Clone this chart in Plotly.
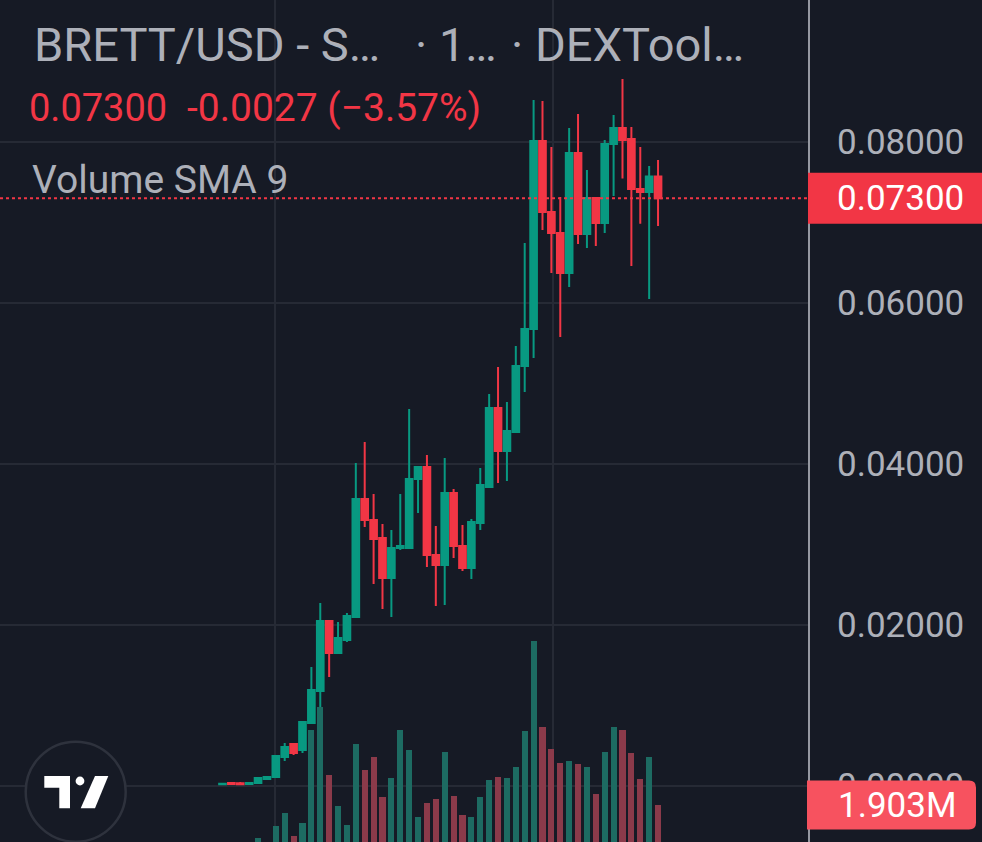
import plotly.graph_objects as go

# ---------------- data ----------------
candle_index = list(range(50))
open_ = [0.00022, 0.00037, 0.00035, 0.00025, 0.00037, 0.00087, 0.00112, 0.00360, 0.00522, 0.00447,
         0.00783, 0.01180, 0.02050, 0.01652, 0.01814, 0.02099, 0.03565, 0.03304, 0.03081, 0.02584,
         0.02957, 0.02957, 0.03814, 0.03963, 0.02870, 0.02745, 0.03640, 0.02981, 0.02708, 0.03267,
         0.03714, 0.04696, 0.04161, 0.04398, 0.05217, 0.05677, 0.08012, 0.07130, 0.06870, 0.06373,
         0.07863, 0.06857, 0.07304, 0.06994, 0.07975, 0.08174, 0.08037, 0.07416, 0.07379, 0.07570]
high = [0.00030, 0.00050, 0.00050, 0.00050, 0.00105, 0.00120, 0.00373, 0.00534, 0.00534, 0.00795,
        0.01478, 0.02273, 0.02050, 0.02037, 0.02149, 0.04012, 0.04273, 0.03627, 0.03255, 0.03180,
        0.03627, 0.04683, 0.03963, 0.04112, 0.03230, 0.04075, 0.03690, 0.03242, 0.03317, 0.03950,
        0.04870, 0.05205, 0.04770, 0.05466, 0.06745, 0.08522, 0.08509, 0.07938, 0.07317, 0.08174,
        0.08348, 0.07652, 0.07317, 0.08025, 0.08335, 0.08783, 0.08186, 0.07938, 0.07702, 0.07776]
low = [0.00018, 0.00012, 0.00010, 0.00022, 0.00030, 0.00080, 0.00112, 0.00311, 0.00385, 0.00410,
       0.00783, 0.00981, 0.01354, 0.01652, 0.01789, 0.02099, 0.03217, 0.02509, 0.02199, 0.02099,
       0.02932, 0.02957, 0.03391, 0.02720, 0.02236, 0.02248, 0.02832, 0.02671, 0.02571, 0.03180,
       0.03702, 0.03764, 0.03789, 0.04385, 0.04894, 0.05317, 0.06907, 0.06373, 0.05578, 0.06199,
       0.06733, 0.06683, 0.06708, 0.06870, 0.07329, 0.07547, 0.06460, 0.06983, 0.06050, 0.06957]
close = [0.00028, 0.00025, 0.00022, 0.00037, 0.00099, 0.00112, 0.00373, 0.00484, 0.00410, 0.00795,
         0.01193, 0.02050, 0.01652, 0.01839, 0.02112, 0.03565, 0.03304, 0.03068, 0.02584, 0.02957,
         0.02981, 0.03814, 0.03963, 0.02870, 0.02745, 0.03640, 0.02981, 0.02708, 0.03280, 0.03739,
         0.04696, 0.04161, 0.04410, 0.05217, 0.05677, 0.08012, 0.07130, 0.06870, 0.06373, 0.07863,
         0.06857, 0.07304, 0.06994, 0.07975, 0.08174, 0.08025, 0.07416, 0.07379, 0.07570, 0.07300]
volume_m = [0.05, 0.08, 0.06, 0.10, 1.066, 0.60, 1.371, 1.70, 1.117, 1.447,
            3.807, 4.391, 2.665, 1.878, 1.396, 3.452, 2.792, 3.122, 2.107, 2.589,
            3.807, 3.299, 1.599, 1.954, 2.056, 3.249, 2.132, 1.650, 1.599, 2.107,
            2.538, 2.614, 2.589, 2.868, 3.782, 6.066, 3.883, 3.325, 2.970, 3.020,
            2.944, 2.868, 2.183, 3.249, 3.883, 3.807, 3.223, 2.563, 3.122, 1.903]
price_ticks = [0.0, 0.02, 0.04, 0.06, 0.08]
time_gridlines = [5.9, 37.2]
title_parts = ["BRETT/USD - S…", "· 1…", "· DEXTool…"]
indicator_name = "Volume SMA 9"

# ---------------- style / layout constants ----------------
FIG_W, FIG_H = 982, 842
MARGIN_R = 174
W_PLOT, H_PLOT = FIG_W - MARGIN_R, FIG_H
X_RANGE = [-25.03, 65.87]
PRICE_RANGE = [-0.006957, 0.09764]
VOLUME_RANGE = [0.9645, 22.335]

BG = "#161a25"
GRID = "#262a35"
GREEN = "#089981"
RED = "#f23645"
VOL_GREEN = "#1d6b62"
VOL_RED = "#8b3a4a"
TXT = "#adb0b9"
FONT = "Roboto"


def px(x):
    return x / W_PLOT


def py(y):
    return 1 - y / H_PLOT


def price_py(v):
    return (PRICE_RANGE[1] - v) / (PRICE_RANGE[1] - PRICE_RANGE[0]) * H_PLOT


def vol_py(v):
    return (VOLUME_RANGE[1] - v) / (VOLUME_RANGE[1] - VOLUME_RANGE[0]) * H_PLOT


vol_colors = [VOL_GREEN if c >= o else VOL_RED for o, c in zip(open_, close)]

fig = go.Figure()
fig.add_trace(go.Bar(
    x=candle_index, y=volume_m, marker=dict(color=vol_colors, line=dict(width=0)),
    width=0.68, yaxis="y", xaxis="x", showlegend=False, hoverinfo="skip"))
fig.add_trace(go.Candlestick(
    x=candle_index, open=open_, high=high, low=low, close=close,
    increasing=dict(line=dict(color=GREEN, width=2), fillcolor=GREEN),
    decreasing=dict(line=dict(color=RED, width=2), fillcolor=RED),
    whiskerwidth=0, yaxis="y2", xaxis="x", showlegend=False))

last_close = close[-1]
prev_close = close[-2]
chg = last_close - prev_close
pct = chg / prev_close * 100

shapes = []
annotations = []

# current price dotted line
shapes.append(dict(type="line", xref="paper", yref="y2", x0=0, x1=1, y0=last_close, y1=last_close,
                   line=dict(color=RED, width=2, dash="dot"), layer="above"))

# price label box
cy = price_py(last_close)
shapes.append(dict(type="rect", xref="paper", yref="paper", x0=1, x1=px(FIG_W),
                   y0=py(cy + 25.5), y1=py(cy - 25.5), fillcolor=RED, line=dict(width=0), layer="above"))
annotations.append(dict(xref="paper", yref="y2", x=px(836), y=last_close, xanchor="left", yanchor="middle",
                        text=f"{last_close:.5f}", showarrow=False, borderpad=0,
                        font=dict(family=FONT, size=35, color="white")))

# volume label box (rounded right corners)
vy = vol_py(volume_m[-1])
x0, x1, y0, y1, r = 807, 976, vy - 24.5, vy + 24.5, 7
path = (f"M {px(x0)},{py(y0)} L {px(x1 - r)},{py(y0)} Q {px(x1)},{py(y0)} {px(x1)},{py(y0 + r)} "
        f"L {px(x1)},{py(y1 - r)} Q {px(x1)},{py(y1)} {px(x1 - r)},{py(y1)} L {px(x0)},{py(y1)} Z")
shapes.append(dict(type="path", xref="paper", yref="paper", path=path, fillcolor="#f7525f",
                   line=dict(width=0), layer="above"))
annotations.append(dict(xref="paper", yref="paper", x=px(837), y=py(vy), xanchor="left", yanchor="middle",
                        text=f"{volume_m[-1]:.3f}M", showarrow=False, borderpad=0,
                        font=dict(family=FONT, size=35, color="white")))

# TradingView logo
cx_, cy_, R = 75.7, 791.7, 50
shapes.append(dict(type="circle", xref="paper", yref="paper", x0=px(cx_ - R), x1=px(cx_ + R),
                   y0=py(cy_ + R), y1=py(cy_ - R), fillcolor=BG, line=dict(color="#2e323d", width=2.5),
                   layer="above"))
pts = [(44.3, 776), (70, 776), (70, 808.3), (59.3, 808.3), (59.3, 787.7), (44.3, 787.7)]
shapes.append(dict(type="path", xref="paper", yref="paper",
                   path="M " + " L ".join(f"{px(a)},{py(b)}" for a, b in pts) + " Z",
                   fillcolor="white", line=dict(width=0), layer="above"))
pts = [(95, 776), (108.3, 776), (95, 808.3), (80.7, 808.3)]
shapes.append(dict(type="path", xref="paper", yref="paper",
                   path="M " + " L ".join(f"{px(a)},{py(b)}" for a, b in pts) + " Z",
                   fillcolor="white", line=dict(width=0), layer="above"))
shapes.append(dict(type="circle", xref="paper", yref="paper", x0=px(75.6), x1=px(84.4),
                   y0=py(785.4), y1=py(776.6), fillcolor="white", line=dict(width=0), layer="above"))

# header texts
for text, xpos in zip(title_parts, [33, 414, 510]):
    annotations.append(dict(xref="paper", yref="paper", x=px(xpos), y=py(45), xanchor="left", yanchor="middle",
                            text=text, showarrow=False, borderpad=0,
                            font=dict(family=FONT, size=47, color=TXT)))
annotations.append(dict(xref="paper", yref="paper", x=px(28), y=py(108), xanchor="left", yanchor="middle",
                        text=f"{last_close:.5f}", showarrow=False, borderpad=0,
                        font=dict(family=FONT, size=38, color=RED)))
annotations.append(dict(xref="paper", yref="paper", x=px(186), y=py(108), xanchor="left", yanchor="middle",
                        text=f"{chg:.4f} (−{abs(pct):.2f}%)", showarrow=False, borderpad=0,
                        font=dict(family=FONT, size=39, color=RED)))
annotations.append(dict(xref="paper", yref="paper", x=px(31), y=py(180), xanchor="left", yanchor="middle",
                        text=indicator_name, showarrow=False, borderpad=0,
                        font=dict(family=FONT, size=39, color=TXT)))

fig.update_layout(
    width=FIG_W, height=FIG_H,
    margin=dict(l=0, r=MARGIN_R, t=0, b=0),
    paper_bgcolor=BG, plot_bgcolor=BG,
    boxgap=0.25, boxgroupgap=0,
    bargap=0,
    showlegend=False,
    hovermode=False,
    font=dict(family=FONT, color=TXT),
    xaxis=dict(range=X_RANGE, showticklabels=False, ticks="", tickmode="array", tickvals=time_gridlines,
               showgrid=True, gridcolor=GRID, gridwidth=2, zeroline=False, showline=False,
               rangeslider=dict(visible=False), fixedrange=True),
    yaxis=dict(range=VOLUME_RANGE, visible=False, showgrid=False, zeroline=False, fixedrange=True),
    yaxis2=dict(range=PRICE_RANGE, overlaying="y", side="right", tickmode="array", tickvals=price_ticks,
                tickformat=".5f", showgrid=True, gridcolor=GRID, gridwidth=2, zeroline=False,
                showline=True, linecolor="#9598a1", linewidth=2, ticks="", ticklabelstandoff=20,
                tickfont=dict(family=FONT, size=35, color=TXT), fixedrange=True),
    shapes=shapes,
    annotations=annotations,
)

fig.write_html("out.html", config={"displayModeBar": False},
               post_script="document.body.style.margin='0';document.body.style.background='#161a25';")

§ **STATED GOAL**:
Print the data above verbatim from the first line through the line holding "import plotly.graph_objects as go", leaving every picture out.

§ **WORKED SOLUTION**:
Clone this chart in Plotly.
import plotly.graph_objects as go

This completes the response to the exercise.